Parà ucciso dai "nonni": caso riaperto

Nuova autopsia e ipotesi di omicidio per tre militari della caserma Gamerra a Pisa

Parà ucciso dai "nonni": caso riaperto

I genitori di Emanuele Scieri (nel tondo) non hanno mai smesso di combattere contro l'omertà e la vigliaccheria di chi, il 16 agosto 1999, strappò loro un figlio che indossava la divisa da parà della Folgore: corpo militare d'élite che però, in questa tragedia, non ha mai dato prova di coraggio, preferendo girarsi dall'altra parte; con orecchie, bocca e occhi tappati.

Il dramma del paracadutista Emanuele Scieri, nato a Siracusa, praticante avvocato, si consumò «misteriosamente» all'interno della «gloriosa» caserma Gamerra di Pisa, centro addestramento della Folgore. Ora, a distanza di 20 anni dalla morte di Emanuele, la Procura pisana ha disposto la riesumazione della salma: la nuova autopsia potrebbe fornire infatti agli inquirenti risposte per risolvere il caso. L'esame servirà ai magistrati per qualificare con precisione i termini di reato contestato ai tre indagati, tutti commilitoni accusati di omicidio volontario in concorso.

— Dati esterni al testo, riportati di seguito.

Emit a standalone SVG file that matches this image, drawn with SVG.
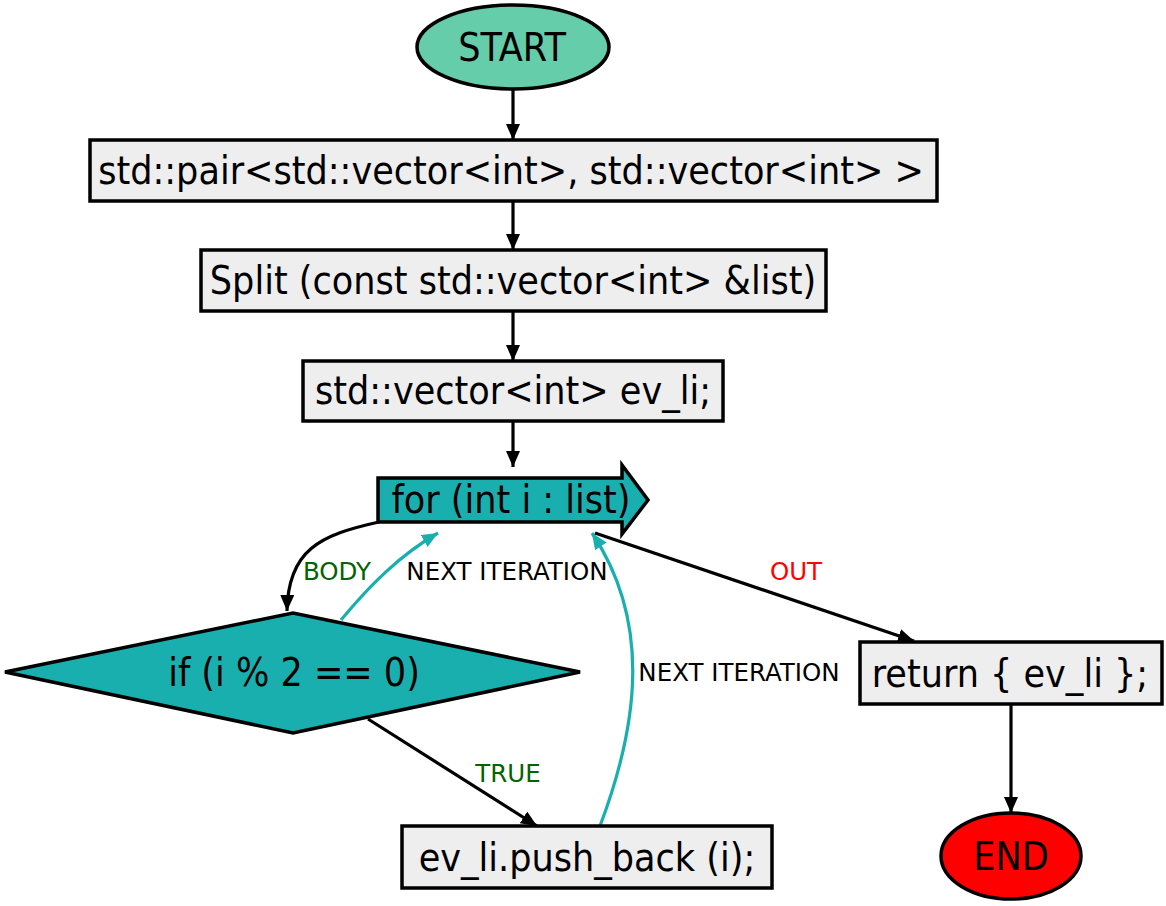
<svg xmlns="http://www.w3.org/2000/svg" width="1166" height="906" viewBox="0 0 1166 906">
<style>
.nt{font-family:"DejaVu Sans Condensed","DejaVu Sans",sans-serif;font-size:39px;fill:#000;text-anchor:middle}
.lb{font-family:"DejaVu Sans",sans-serif;font-size:24.5px;text-anchor:middle}
.box{fill:#eeeeee;stroke:#000;stroke-width:3.5}
.e{fill:none;stroke:#000;stroke-width:3.2}
.t{fill:none;stroke:#19afaf;stroke-width:3.2}
</style>
<defs>
<marker id="ak" markerUnits="userSpaceOnUse" markerWidth="18" markerHeight="16" refX="16" refY="7" orient="auto"><path d="M0,0 L16,7 L0,14 z" fill="#000"/></marker>
<marker id="at" markerUnits="userSpaceOnUse" markerWidth="18" markerHeight="16" refX="16" refY="7" orient="auto"><path d="M0,0 L16,7 L0,14 z" fill="#19afaf"/></marker>
</defs>
<rect width="1166" height="906" fill="#fff"/>
<g id="edges">
<path class="e" d="M513,90 L513,140" marker-end="url(#ak)"/>
<path class="e" d="M513,201 L513,250" marker-end="url(#ak)"/>
<path class="e" d="M513,311 L513,361" marker-end="url(#ak)"/>
<path class="e" d="M513,421 L513,467" marker-end="url(#ak)"/>
<path class="e" d="M379,522 C320,535 288,550 287,611" marker-end="url(#ak)"/>
<path class="t" d="M341,620 C370,585 400,555 438,533" marker-end="url(#at)"/>
<path class="e" d="M368,719 L537,826" marker-end="url(#ak)"/>
<path class="t" d="M600,826 C640,720 650,620 592,533" marker-end="url(#at)"/>
<path class="e" d="M595,533 L914,641" marker-end="url(#ak)"/>
<path class="e" d="M1011,704 L1011,813" marker-end="url(#ak)"/>
<text class="lb" x="337" y="580" fill="#006400">BODY</text>
<text class="lb" x="507" y="580" fill="#000">NEXT ITERATION</text>
<text class="lb" x="796" y="580" fill="#ff0000">OUT</text>
<text class="lb" x="739" y="681" fill="#000">NEXT ITERATION</text>
<text class="lb" x="508" y="782" fill="#006400">TRUE</text>
</g>
<g id="start"><ellipse cx="513" cy="47" rx="96" ry="42" fill="#66cdaa" stroke="#000" stroke-width="3.5"/><text class="nt" x="512" y="61">START</text></g>
<g id="decl"><rect class="box" x="90" y="140" width="847" height="61"/><text class="nt" x="511" y="184">std::pair&lt;std::vector&lt;int&gt;, std::vector&lt;int&gt; &gt;</text></g>
<g id="split"><rect class="box" x="201" y="250" width="625" height="61"/><text class="nt" x="513" y="294">Split (const std::vector&lt;int&gt; &amp;list)</text></g>
<g id="vec"><rect class="box" x="303" y="361" width="420" height="60"/><text class="nt" x="513" y="404">std::vector&lt;int&gt; ev_li;</text></g>
<g id="for"><polygon points="378,478 622,478 622,465 648,500 622,534 622,522 378,522" fill="#19afaf" stroke="#000" stroke-width="3.5"/><text class="nt" x="511" y="513">for (int i : list)</text></g>
<g id="if"><polygon points="5,672 293,613 580,672 293,733" fill="#19afaf" stroke="#000" stroke-width="3.5"/><text class="nt" x="294" y="686">if (i % 2 == 0)</text></g>
<g id="push"><rect class="box" x="402" y="826" width="370" height="62"/><text class="nt" x="587" y="871">ev_li.push_back (i);</text></g>
<g id="ret"><rect class="box" x="860" y="642" width="302" height="62"/><text class="nt" x="1010" y="687">return { ev_li };</text></g>
<g id="end"><ellipse cx="1011" cy="856" rx="70" ry="43" fill="#ff0000" stroke="#000" stroke-width="3.5"/><text class="nt" x="1011" y="870">END</text></g>
</svg>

Mercoledì prossimo sono stati convocati in Procura i tre indagati, i loro difensori e le persone offese, la mamma e il fratello di Emanuele Scieri. Sarà l'occasione per mettere a confronto i consulenti delle parti in modo da concordare i tempi della riesumazione delle spoglie. Emanuele Scieri ha 26 anni quando viene richiamato sotto le armi nel luglio del 1999 e sta già svolgendo pratica in uno studio legale. Finito il Car a Firenze, viene trasferito alla caserma Gamerra con altri commilitoni il 13 agosto. Dopo aver sistemato i bagagli in camerata esce insieme ad altri coetanei per una passeggiata nel centro di Pisa e rientra in caserma alle 22.15, ma al contrappello delle 23.45 non risponde. Nonostante diversi colleghi riferiscano che è tornato in caserma, Scieri viene dato per non rientrato: a quell'ora probabilmente è già morto o è agonizzante. Il cadavere resta ai piedi della scala di una «torre di asciugatura dei paracadute» - posto solitamente frequentato dagli «anziani» della caserma - per tre giorni. Verrà ritrovato infatti solo il 16 agosto. Molte le «anomalie», a cominciare dalla «manipolazione» del telefonino della vittima per depistare le indagini. Nell'estate del 2018 la svolta, dopo che il caso era stato archiviato come suicidio: la Procura di Pisa arresta il caporale e capocamerata cui era stato assegnato Scieri; contestualmente vengono iscritti nel registro degli indagati anche altri due militari della caserma. Secondo la Commissione di inchiesta parlamentare, istituita nel 2016 e conclusa a dicembre 2017, nella caserma «avvenivano gravi atti di violenza, non riconducibili a semplice goliardia»; e poi: «alla Gamerra vigeva un regime di «disciplina parallela, legata non ai regolamenti formali ma ai concetti di consuetudine e tradizione». Si legge nell'ordinanza di arresto del gip: «L'ipotesi di omicidio volontario appare corroborata dal supplemento peritale nel quale il medico rianimatore precisa che Scieri ebbe sicuramente una permanenza in vita compatibile con la possibilità di un efficiente soccorso in grado di scongiurare il decesso». Secondo l'accusa, la sera del 13 agosto del 1999 i tre indagati avrebbero «obbligato Scieri a salire sulla torre di asciugatura, facendo pressione con gli scarponi sulle nocche delle dita»; di qui la caduta a terra della recluta e la fuga dei «nonni».

Secondo i periti della famiglia Scieri, il giovane morì dopo ore di agonia: un soccorso immediato avrebbe potuto salvarlo. Ma tra i parà della Folgore, quella maledetta sera del 16 agosto 1999, c'erano dei codardi senza onore. Che preferirono scappare. Infangando la propria divisa. E la propria anima.